*Task goal*. Write the data below out exactly as it stands. Do not include the pictures.

*Dataset section*.
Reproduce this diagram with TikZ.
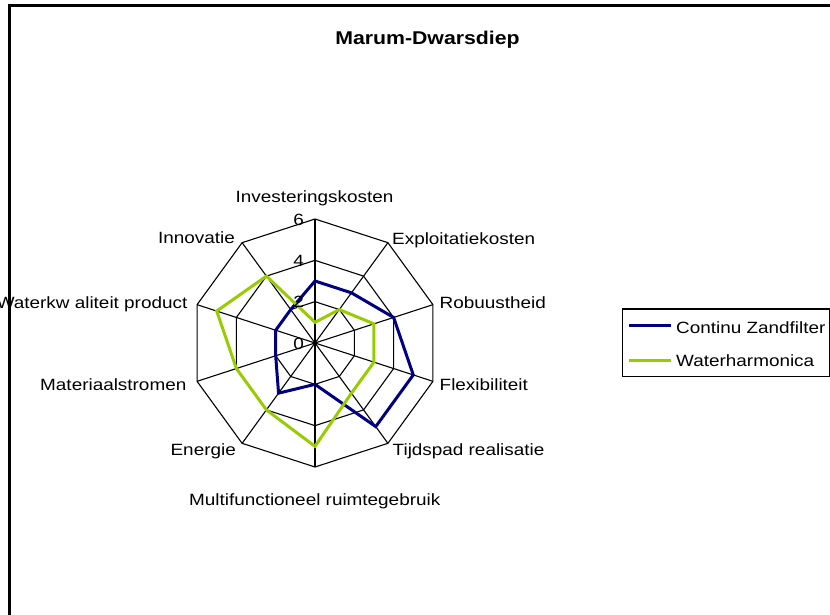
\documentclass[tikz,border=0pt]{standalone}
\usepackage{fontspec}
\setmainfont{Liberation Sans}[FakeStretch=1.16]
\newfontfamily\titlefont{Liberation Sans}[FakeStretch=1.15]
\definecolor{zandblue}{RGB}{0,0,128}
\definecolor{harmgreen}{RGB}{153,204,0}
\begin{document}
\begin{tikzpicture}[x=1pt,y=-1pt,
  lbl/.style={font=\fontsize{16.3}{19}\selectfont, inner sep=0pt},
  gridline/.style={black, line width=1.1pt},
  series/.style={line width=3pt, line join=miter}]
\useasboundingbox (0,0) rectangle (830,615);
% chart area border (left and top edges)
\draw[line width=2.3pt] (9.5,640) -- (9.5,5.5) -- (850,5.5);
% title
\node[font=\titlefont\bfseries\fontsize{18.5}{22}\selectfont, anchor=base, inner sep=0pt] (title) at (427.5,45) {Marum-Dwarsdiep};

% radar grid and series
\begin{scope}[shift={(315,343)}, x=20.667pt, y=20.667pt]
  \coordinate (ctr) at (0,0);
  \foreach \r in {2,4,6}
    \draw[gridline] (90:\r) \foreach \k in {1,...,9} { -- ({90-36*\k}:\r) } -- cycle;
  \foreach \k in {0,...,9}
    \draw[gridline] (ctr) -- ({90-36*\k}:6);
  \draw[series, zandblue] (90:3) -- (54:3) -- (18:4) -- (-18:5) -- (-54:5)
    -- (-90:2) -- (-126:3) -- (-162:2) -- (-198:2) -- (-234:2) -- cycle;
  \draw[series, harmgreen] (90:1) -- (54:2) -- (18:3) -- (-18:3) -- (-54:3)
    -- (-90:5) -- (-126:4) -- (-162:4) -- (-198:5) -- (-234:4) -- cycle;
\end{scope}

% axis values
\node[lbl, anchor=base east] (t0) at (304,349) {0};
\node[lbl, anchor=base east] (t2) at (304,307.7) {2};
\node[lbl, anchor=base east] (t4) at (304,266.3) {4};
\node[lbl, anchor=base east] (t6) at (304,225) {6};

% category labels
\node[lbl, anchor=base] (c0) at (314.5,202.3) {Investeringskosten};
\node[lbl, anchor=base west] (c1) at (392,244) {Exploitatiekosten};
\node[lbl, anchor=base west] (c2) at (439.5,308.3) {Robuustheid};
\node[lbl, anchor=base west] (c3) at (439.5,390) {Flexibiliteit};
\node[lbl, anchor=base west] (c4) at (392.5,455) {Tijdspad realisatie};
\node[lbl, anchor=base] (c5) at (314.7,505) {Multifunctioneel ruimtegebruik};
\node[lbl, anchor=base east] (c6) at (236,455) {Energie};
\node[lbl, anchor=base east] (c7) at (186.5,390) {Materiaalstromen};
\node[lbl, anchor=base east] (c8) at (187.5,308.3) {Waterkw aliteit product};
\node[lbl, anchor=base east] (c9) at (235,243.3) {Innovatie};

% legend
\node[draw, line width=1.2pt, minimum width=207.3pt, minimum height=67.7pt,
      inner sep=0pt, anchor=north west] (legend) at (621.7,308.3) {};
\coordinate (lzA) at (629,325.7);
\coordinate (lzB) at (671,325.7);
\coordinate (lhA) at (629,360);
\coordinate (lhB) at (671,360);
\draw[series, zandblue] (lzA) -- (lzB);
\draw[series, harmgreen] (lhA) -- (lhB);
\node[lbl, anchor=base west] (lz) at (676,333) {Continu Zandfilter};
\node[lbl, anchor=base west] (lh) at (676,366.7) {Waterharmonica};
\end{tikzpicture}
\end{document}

*Exercise answer*.
Reproduce this diagram with TikZ.
\documentclass[tikz,border=0pt]{standalone}
\usepackage{fontspec}
\setmainfont{Liberation Sans}[FakeStretch=1.16]
\newfontfamily\titlefont{Liberation Sans}[FakeStretch=1.15]
\definecolor{zandblue}{RGB}{0,0,128}
\definecolor{harmgreen}{RGB}{153,204,0}
\begin{document}
\begin{tikzpicture}[x=1pt,y=-1pt,
  lbl/.style={font=\fontsize{16.3}{19}\selectfont, inner sep=0pt},
  gridline/.style={black, line width=1.1pt},
  series/.style={line width=3pt, line join=miter}]
\useasboundingbox (0,0) rectangle (830,615);
% chart area border (left and top edges)
\draw[line width=2.3pt] (9.5,640) -- (9.5,5.5) -- (850,5.5);
% title
\node[font=\titlefont\bfseries\fontsize{18.5}{22}\selectfont, anchor=base, inner sep=0pt] (title) at (427.5,45) {Marum-Dwarsdiep};

% radar grid and series
\begin{scope}[shift={(315,343)}, x=20.667pt, y=20.667pt]
  \coordinate (ctr) at (0,0);
  \foreach \r in {2,4,6}
    \draw[gridline] (90:\r) \foreach \k in {1,...,9} { -- ({90-36*\k}:\r) } -- cycle;
  \foreach \k in {0,...,9}
    \draw[gridline] (ctr) -- ({90-36*\k}:6);
  \draw[series, zandblue] (90:3) -- (54:3) -- (18:4) -- (-18:5) -- (-54:5)
    -- (-90:2) -- (-126:3) -- (-162:2) -- (-198:2) -- (-234:2) -- cycle;
  \draw[series, harmgreen] (90:1) -- (54:2) -- (18:3) -- (-18:3) -- (-54:3)
    -- (-90:5) -- (-126:4) -- (-162:4) -- (-198:5) -- (-234:4) -- cycle;
\end{scope}

% axis values
\node[lbl, anchor=base east] (t0) at (304,349) {0};
\node[lbl, anchor=base east] (t2) at (304,307.7) {2};
\node[lbl, anchor=base east] (t4) at (304,266.3) {4};
\node[lbl, anchor=base east] (t6) at (304,225) {6};

% category labels
\node[lbl, anchor=base] (c0) at (314.5,202.3) {Investeringskosten};
\node[lbl, anchor=base west] (c1) at (392,244) {Exploitatiekosten};
\node[lbl, anchor=base west] (c2) at (439.5,308.3) {Robuustheid};
\node[lbl, anchor=base west] (c3) at (439.5,390) {Flexibiliteit};
\node[lbl, anchor=base west] (c4) at (392.5,455) {Tijdspad realisatie};
\node[lbl, anchor=base] (c5) at (314.7,505) {Multifunctioneel ruimtegebruik};
\node[lbl, anchor=base east] (c6) at (236,455) {Energie};
\node[lbl, anchor=base east] (c7) at (186.5,390) {Materiaalstromen};
\node[lbl, anchor=base east] (c8) at (187.5,308.3) {Waterkw aliteit product};
\node[lbl, anchor=base east] (c9) at (235,243.3) {Innovatie};

% legend
\node[draw, line width=1.2pt, minimum width=207.3pt, minimum height=67.7pt,
      inner sep=0pt, anchor=north west] (legend) at (621.7,308.3) {};
\coordinate (lzA) at (629,325.7);
\coordinate (lzB) at (671,325.7);
\coordinate (lhA) at (629,360);
\coordinate (lhB) at (671,360);
\draw[series, zandblue] (lzA) -- (lzB);
\draw[series, harmgreen] (lhA) -- (lhB);
\node[lbl, anchor=base west] (lz) at (676,333) {Continu Zandfilter};
\node[lbl, anchor=base west] (lh) at (676,366.7) {Waterharmonica};
\end{tikzpicture}
\end{document}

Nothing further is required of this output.